As an example, take a look at the horse/zebra transformation; the horse obtains a zebra's stripes, but it _structurally_ still looks like a horse. That is to say, a zebra and a horse have identifiably different bodily proportions, and the horse's bodily proportions are not changed by the style transfer. Similarly, the trees in the summer -> winter transformation do not have the slightly saggy branches that they would due to the weight of snow on them.
With that in mind, I would be surprised if the approach taken in this work, taken as-is, would be able to change the gender or ethnicity of a person in a photo. There are structural differences between men's and women's faces, and similarly between races. I would imagine that an attempt of a race transfer, as I suppose you would call it, would largely amount to changing skin tone.
The age progression application, though, might work under the limitations I have speculated, at least for aging photos of a person that is already more or less mature. A person's facial structure does not significantly change once adulthood is reached, so simply transferring stylistic features might add wrinkles and other age-related changes in a realistic way.
Again, speculation. And even if the speculation is correct, that is not to say that some modifications to the approach would not be able to lift the constraints I made up.
Edit: reading through the rest of the paper behind this work, looks like I might not be far off:
>Although our method can achieve compelling results in
many cases, the results are far from uniformly positive. Several
typical failure cases are shown in Figure 17. On translation
tasks that involve color and texture changes, like many
of those reported above, the method often succeeds. We
have also explored tasks that require geometric changes,
with little success.
The quote is from Section 6 ("Limitations and Discussion"), and example "limitations" are given in Figure 17.
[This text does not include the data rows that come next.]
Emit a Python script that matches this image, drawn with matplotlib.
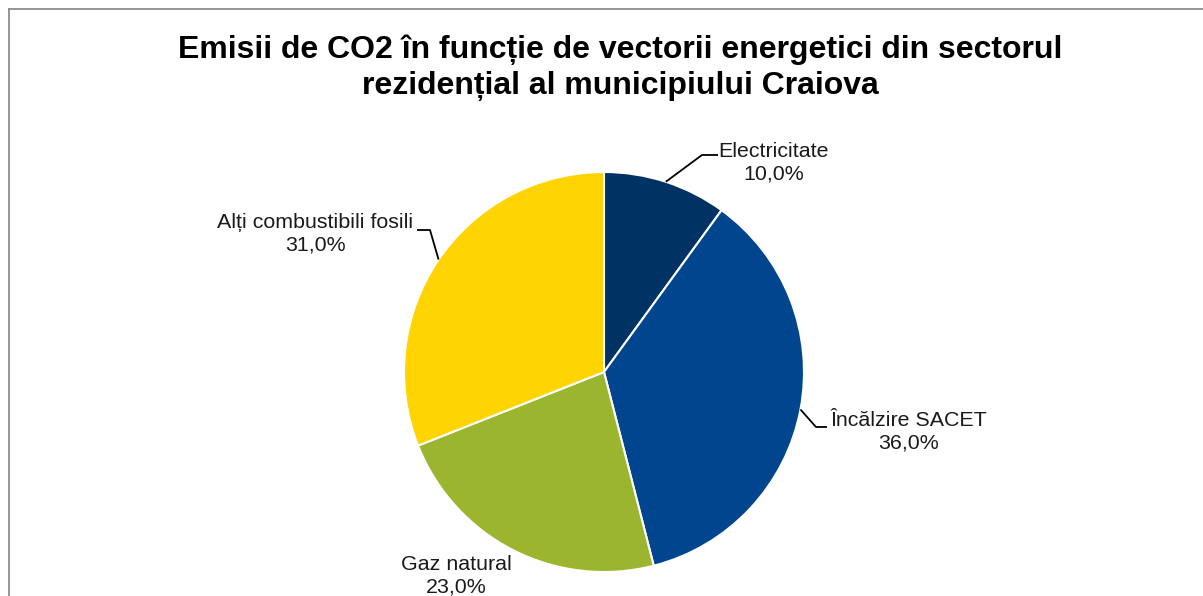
import numpy as np
import matplotlib.pyplot as plt
from matplotlib.lines import Line2D

plt.rcParams['font.family'] = ['Liberation Sans', 'DejaVu Sans']

# share of CO2 emissions by energy carrier
labels = ['Electricitate', 'Încălzire SACET', 'Gaz natural', 'Alți combustibili fosili']
shares = [10.0, 36.0, 23.0, 31.0]
colors = ['#003264', '#00458E', '#9BB52E', '#FFD400']

fig = plt.figure(figsize=(12.03, 5.96), dpi=100)
ax = fig.add_axes([0, 0, 1, 1])

wedges, _ = ax.pie(shares, colors=colors, startangle=90, counterclock=False,
                   radius=1.0, center=(0, 0),
                   wedgeprops=dict(edgecolor='white', linewidth=1.5))

# axis limits chosen so one data unit = 200 px
ax.set_xlim(-604 / 200, (1203 - 604) / 200)
ax.set_ylim((372 - 596) / 200, 372 / 200)
ax.set_aspect('auto')
ax.axis('off')

# label text position and leader elbow offsets (data units)
text_pos = [(0.85, 1.045), (1.525, -0.30), (-0.74, -1.02), (-1.445, 0.69)]
elbows = [[(0.49, 1.085), (0.57, 1.085)],
          [(1.06, -0.275), (1.115, -0.275)],
          None,
          [(-0.87, 0.71), (-0.935, 0.71)]]

for w, lab, val, tp, elb in zip(wedges, labels, shares, text_pos, elbows):
    mid = np.deg2rad((w.theta1 + w.theta2) / 2)
    edge = (np.cos(mid), np.sin(mid))
    if elb is not None:
        xs = [edge[0]] + [p[0] for p in elb]
        ys = [edge[1]] + [p[1] for p in elb]
        ax.plot(xs, ys, color='black', lw=1.3, solid_capstyle='butt')
    ax.text(tp[0], tp[1], f'{lab}\n{val:.1f}%'.replace('.', ','),
            ha='center', va='center', fontsize=15.4, linespacing=1.22,
            color='#1a1a1a')

fig.text(620 / 1203, 1 - 68 / 596,
         'Emisii de CO2 în funcție de vectorii energetici din sectorul\n'
         'rezidențial al municipiului Craiova',
         ha='center', va='center', fontsize=23, fontweight='bold',
         linespacing=1.27)

# chart area border (extends past the right and bottom edges)
fx, fy = 8.5 / 1203, 1 - 8.5 / 596
fig.add_artist(Line2D([fx, fx], [0, fy], transform=fig.transFigure,
                      color='#8c8c8c', lw=1.3))
fig.add_artist(Line2D([fx, 1], [fy, fy], transform=fig.transFigure,
                      color='#8c8c8c', lw=1.3))

fig.savefig('out.png', dpi=100)
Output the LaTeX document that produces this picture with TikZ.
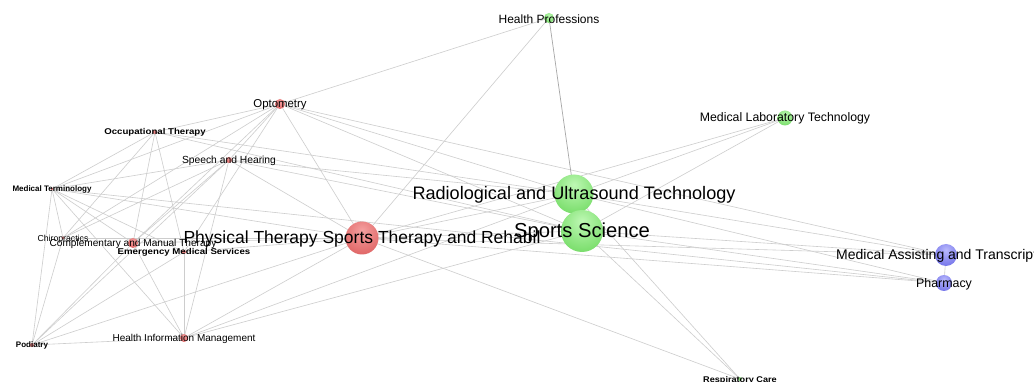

The full project can be seen here:
This done easily in Photoshop.
- select green pixels, smooth it a bit, then paint white over it..
- apply a blue cast on it
I wonder if there is a way to fix this, possibly by stacking another GAN on top?
Maybe I'm out of the loop, but I haven't seen anything demonstrating results on "data" – the kinds of challenges that are actually valuable to businesses.
Why is that? Are those just less sexy / more proprietary in nature, or is there something about those challenges that make NN's less useful to them?
Second, there is also the peer reviewing problem. You are still trying to explain a very abstract concept to your peers in a paper which is usually limited to 6 or 8 pages. Text and images make for very graspable examples in such a short paper. That's the reason why some other data with a spatial prior is not used as often, like time series or EEG-data.
So, there is a combination of those two elements at play.
The second reason is pretty bogus (text/images more graspable). It's valid if you're talking about mass media / popular press. But for research papers 1) images / large snippets of text are actually a negative since images take a lot of space and 2) the people doing peer review are expert scientists. They know the benchmarks and the theory.
Examples are the whole Predictive Maintenance sector, the medical sector (Computer Aided Diagnosis) or insurance companies which use NN to for all kind of analyses.
In fact I remember talking to an ML guy with a PHD who was working on one of these types of problems and I asked "why not try NNs on this problem". He looked at me with disgust and said something akin to "it's provable that NNs can never do better than BOOST, so why use them?"
However, boosted decision trees don't work on image analysis at all, so these types of problems have become the standard for NNs.
It is also worth noting that people are more likely to try image problems if everyone else is trying image problems, because then it is easy to compare multiple algorithms together.